Sheen: “I think Neil and Terry write very much in the great British tradition. And yes, there’s definitely flavors of Monty Python and flavors of Douglas Adams. It’s the sort of absolutely cosmic and universal bumping up right against the very British and English domestic.
David Tennant: “I mean it’s no coincidence that originally, or early on, Terry Gilliam was interested in making it into a film. And Terry coming directly out of the Monty Python traditional, you know, it certainly taps into that kind of British humor tradition.”
Hamm: “I mean there is sort of the Monty Python version of the upper-class twit competition. I think there’s a tradition in probably every culture of making fun of the man, making fun of the boss. That’s how you get through the day honestly. I think we’ve all had some version of that boss who thinks he’s being remarkably helpful and is not.”

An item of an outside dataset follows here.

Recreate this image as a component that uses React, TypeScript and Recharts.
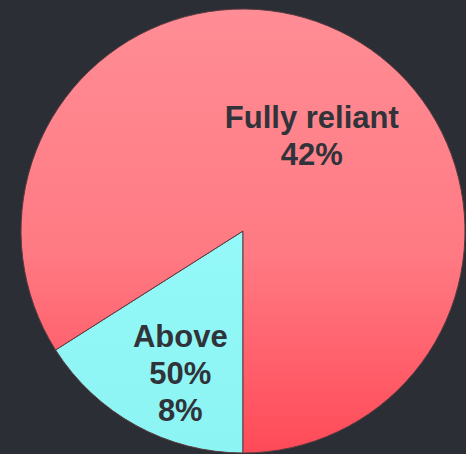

Miranda Richardson, who plays Madame Tracy: “We’ve always punctured pomposity. Whilst being capable of great pomposity as well.”
Josie Williams, who plays Agnes Nutter: “We’re capable of huge self-appreciation and huge arrogance, sort of at the same time.”
The journey to get Good Omens to the screen, television or otherwise, has been a long one. At the premiere that night, Neil Gaiman dedicated the show to Terry Prachett, who was there in spirit, in the form of a chair with his hat and a big bag of popcorn.